Publications
Towards gender equality in the 2030 Sustainable Development Agenda
By Centre for Non-Traditional Security (NTS) Studies
S. Rajaratnam School of International Studies (RSIS)
Singapore
On 25 September 2015, countries across the world adopted the 2030 Agenda for Sustainable Development at the United Nations (UN) Sustainable Development Summit. The agenda comprises of a set of 17 Sustainable Development Goals (SDGs) that aims to end poverty, fight inequality and injustice and tackle challenges posed by climate change by 2030. The SDGs, which were built on the Millennium Development Goals (MDGs), seek to tackle the root causes of global inequalities.
Gender in SDGs
The adoption of the 2030 Agenda is seen as an important milestone in the gender equality discourse. SDG 5 highlights the significance of achieving gender equality and empowering all women and girls.

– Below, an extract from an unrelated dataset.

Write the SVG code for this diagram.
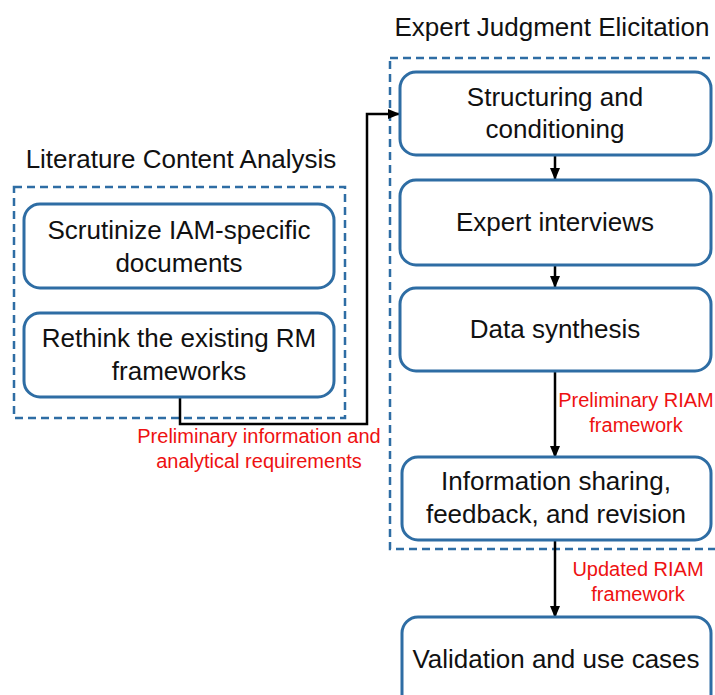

It provides a critical opportunity to increase the collective ambition of key stakeholders and to expand the current scope to improve the status of women across the world.
Ensuring universal access to special healthcare needs of women, financing women’s equal rights to economic assets and addressing life-threatening challenges such as female genital mutilation, and enabling women to take more decision-making roles in the government are some of the important targets highlighted in SDG 5 that will help move the gender equality agenda forward.
The MDGs have been critiqued for not doing enough to improve the status of women and girls. Gender inequality concerns as an integral part of achieving the other MDGs should have been better explored. Moreover, issues such as child marriage and the valuation of women’s work were overlooked. The SDGs on the other hand have incorporated a comprehensive list of targets on sexual and gender-based violence and exploitation against women and girls, the political, economic and social rights of women, sexual and reproductive rights, access and rights to paid employment, unequal division of unpaid care and domestic work, public participation and policies and legislation on gender equality. It aims to build on existing achievements so as to end discrimination against women and girls.
Realising gender equality
There have been encouraging signs on the commitment of states and key stakeholders on SDG 5. During the initial stages of drafting the 2030 Sustainable Development Agenda, the first consensus among government and civil society groups was reached on this particular goal. However, a key setback to progress is the language tacked on the SDGs. For example, one of the SDG 5 targets is to ‘Undertake reforms to give women equal rights to economic resources, as well as access to ownership and control over land and other forms of property, financial services, inheritance and natural resources, in accordance with national laws.’ However at times, national laws exclude women from these economic rights.
In Indonesia for example, President Joko Widodo’s ideas of only exporting skilled labour will have negative repercussions on the financial situation of women and their families, and the country’s economy as the remittance of funds from foreign workers is significant. According to the International Labour Organization, an estimated 6 million Indonesians work overseas, a vast majority of the workers being domestic helpers. Depriving women from the chance to work abroad decreases their job opportunities and increases their vulnerability. Also, countries like Cambodia and Laos have very low representation of women in their parliaments. The lack of female representation in leadership roles in the government means that it is more likely that discussions on women’s rights and issues be pushed aside. These challenge what has been set out in SDG 5.
However, all is not lost. The Protection of Women Against Violence Bill 2015 that was passed in Pakistan’s Punjab province last month was a landmark decision that has put women’s rights at the forefront. The Act, which shows distinct support for SDG 5, gives legal protection to women from domestic, psychological and sexual violence. It has also called for the creation of a toll-free abuse-reporting hotline, women shelters and district-level commissions to investigate reports of women abuse.
In Southeast Asia, the ‘Southeast Asian Women’s Caucus on ASEAN’, made up of more than 100 organisations and networks in the region, engage with ASEAN to push for regional gender sensitive policies. Recently, the group submitted the ‘Vision 2025: ASEAN Women’s Blueprint for Alternative Regionalism’ to the ASEAN High Level Task Force with the aim of articulating their own vision for the ASEAN post-2015 agenda.
What needs to be done
At an international level, gender sensitive indicators could be created to assess the progress of previously endorsed gender-specific agreements and conventions such as the Convention on the Elimination of All Forms of Discrimination against Women (CEDAW).
At the regional level, more can be done to address the challenges faced by women and girls, trapped in conflict zones or being smuggled or trafficked out of volatile areas. Currently, only the Philippine and Indonesian governments have a National Action Plan (NAP) on women, peace and security, each being implemented to different degrees. Implementing a regional action plan addressing vulnerabilities of women and girls in conflict/disaster settings will be an important step forward to protect these women and girls impacted by conflict / natural disaster situations.
Work can be done to further improve existing initiatives by moving beyond dual notions of gender (i.e. men and women). One way that this can be done is by identifying the differences between gender blind, gender neutral, gender specific and gender transformative indicators. There is also a need to design policy frameworks that not only focus on impacting women based on ‘cause-effect’ assumptions, but goes beyond that by altering society’s perspectives on women and girls, and build their collective power. This will indeed be a more sustainable empowerment process.